The green agenda is starting to have a real effect on organisations’ IT
spending decisions.
Ninety-five per cent of companies want more environmentally-friendly computer
systems, according to a survey conducted by the
Green Technology
Initiative last week.
And 53 per cent of respondents to a global
Ipsos Mori poll said they were more
likely to purchase services from a company with a good environmental reputation.

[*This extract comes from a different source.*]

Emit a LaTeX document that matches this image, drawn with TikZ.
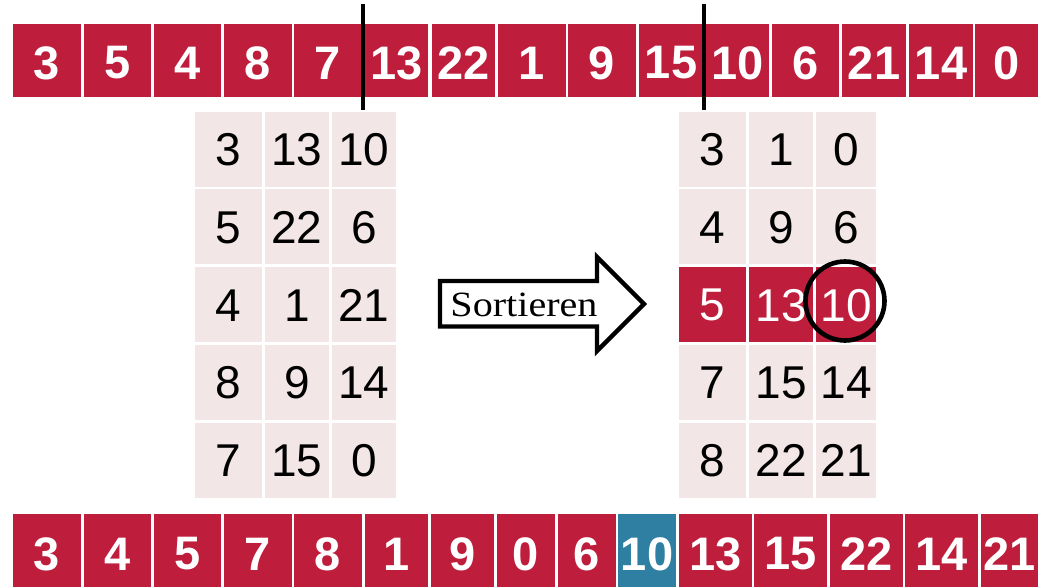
\documentclass[tikz,border=0pt]{standalone}
\usepackage{fontspec}
\setmainfont{Liberation Sans}
\newfontfamily\serifarrow[FakeStretch=1.13]{Liberation Serif}
\definecolor{cellred}{RGB}{190,30,60}
\definecolor{cellpink}{RGB}{242,230,231}
\definecolor{cellblue}{RGB}{47,127,162}
\tikzset{
  bignum/.style={text=white,font=\fontsize{47}{50}\selectfont\bfseries,inner sep=0pt},
  gridnum/.style={text=black,font=\fontsize{46}{50}\selectfont,inner sep=0pt},
  hinum/.style={text=white,font=\fontsize{46}{50}\selectfont,inner sep=0pt},
  divider/.style={line width=4pt,black},
  sortarrow/.style={line width=4.3pt,black,line join=miter,fill=white}
}
\begin{document}
\begin{tikzpicture}[x=1pt,y=-1pt]
\useasboundingbox (0,0) rectangle (1038,586);
\fill[white] (0,0) rectangle (1038,586);
% top row
\foreach \l/\r/\t [count=\i] in {13/81/3, 84/151/5, 154/221/4, 224/292/8, 294/362/7, 365/428/13, 432/495/22, 498/566/1, 568/636/9, 639/703/15, 706/769/10, 772/839/6, 842/906/21, 909/973/14, 975/1038/0}
{
  \fill[cellred] (\l,24) rectangle (\r,97);
  \node[bignum] (top\i) at ({(\l+\r)/2},63) {\t};
}
% bottom row
\foreach \l/\r/\t/\c [count=\i] in {13/81/3/cellred, 84/151/4/cellred, 154/221/5/cellred, 224/292/7/cellred, 294/362/8/cellred, 365/428/1/cellred, 431/494/9/cellred, 497/555/0/cellred, 558/616/6/cellred, 618/676/10/cellblue, 679/752/13/cellred, 754/827/15/cellred, 830/903/22/cellred, 905/978/14/cellred, 981/1038/21/cellred}
{
  \fill[\c] (\l,514) rectangle (\r,590);
  \node[bignum] (bot\i) at ({(\l+\r)/2},554) {\t};
}
% dividers
\draw[divider] (363,4) -- (363,110);
\draw[divider] (704,4) -- (704,110);
% left grid
\foreach \l/\r [count=\c] in {195/262, 265/329, 332/396}{
  \foreach \tp/\bt [count=\rr] in {112/187, 189/264, 267/342, 345/420, 423/498}{
    \fill[cellpink] (\l,\tp) rectangle (\r,\bt);
  }
}
\foreach \t [count=\rr] in {3,5,4,8,7}{\node[gridnum] (la\rr) at (228.5,{72+77.75*\rr}) {\t};}
\foreach \t [count=\rr] in {13,22,1,9,15}{\node[gridnum] (lb\rr) at (297,{72+77.75*\rr}) {\t};}
\foreach \t [count=\rr] in {10,6,21,14,0}{\node[gridnum] (lc\rr) at (364,{72+77.75*\rr}) {\t};}
% right grid
\foreach \l/\r [count=\c] in {679/746, 749/813, 816/876}{
  \foreach \tp/\bt [count=\rr] in {112/187, 189/264, 267/342, 345/420, 423/498}{
    \ifnum\rr=3
      \fill[cellred] (\l,\tp) rectangle (\r,\bt);
    \else
      \fill[cellpink] (\l,\tp) rectangle (\r,\bt);
    \fi
  }
}
\foreach \t [count=\rr] in {3,4,5,7,8}{
  \ifnum\rr=3 \node[hinum] (ra\rr) at (712.5,{72+77.75*\rr}) {\t};
  \else \node[gridnum] (ra\rr) at (712.5,{72+77.75*\rr}) {\t}; \fi}
\foreach \t [count=\rr] in {1,9,13,15,22}{
  \ifnum\rr=3 \node[hinum] (rb\rr) at (781,{72+77.75*\rr}) {\t};
  \else \node[gridnum] (rb\rr) at (781,{72+77.75*\rr}) {\t}; \fi}
\foreach \t [count=\rr] in {0,6,10,14,21}{
  \ifnum\rr=3 \node[hinum] (rc\rr) at (846,{72+77.75*\rr}) {\t};
  \else \node[gridnum] (rc\rr) at (846,{72+77.75*\rr}) {\t}; \fi}
% circle around pivot
\draw[line width=4.6pt,black] (845,301) circle (39.5);
% arrow
\draw[sortarrow] (440,281) -- (597,281) -- (597,257) -- (644,304) -- (597,351) -- (597,326.5) -- (440,326.5) -- cycle;
\node[anchor=base,inner sep=0pt,font=\serifarrow\fontsize{35.5}{40}\selectfont] (sortlabel) at (524,316) {Sortieren};
\end{tikzpicture}
\end{document}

In the past week alone, the Insolvency Service the government agency which
handles bankrupt companies has signed a £20m five-year contract with
IBM for thin-client hardware to help cut energy
costs.
And Barclays announced similar plans
for 10,000 desktop systems.
In the growing market for environmental IT, the big players are jostling to
be regarded as the greenest vendor.
IBM, HP and
Dell have all launched environmental
initiatives in the last six months, and the providers’ own experiences are
central to their sales pitches.
The issue for customers is to know how to rate the suppliers’ performance
benchmarks against each other for a clear view of how the different
environmental services compare.
HP’s goal is to cut the combined energy consumption of its operations and
products to 20 per cent below 2005 levels by 2010.
The firm reached its initial goal to recycle half a billion kilograms of
electronic equipment in July, and will process the same amount again by 2010.
IBM’s recycling efforts are quantified in a different way.
In 2006 the company took back £100m worth of equipment, and it plans to
recycle even more this year.
Overall, IBM’s Big Green project will spend $1bn (£504m) a year on developing
energy-efficient technologies. The company is also setting up a team of 1,000
specialists to help build a client roadmap based on its own experiences.
Dell simply says that it wants to be the first in the sector to become
carbon-neutral. However, it has set no date or specific emissions target.
Green pressures are leading to a change in supplier culture, said Ian Brown,
senior analyst at Ovum.
“There will be a shift in spending from products to services because
companies will want computing resources on a utility basis,” he said.
Thin-client architectures are a popular route to greener IT because the model
relies on a central server rather than multiple desktop processors. The downside
is the complex infrastructure remodeling that such installations require.
In the short term at least, suppliers with relevant expertise have much to
gain, according to National Outsourcing
Association director Mark Kobayashi-Hillary.
“The suppliers are the experts in green IT at the moment so it makes perfect
sense to outsource environmental projects to them,” he said.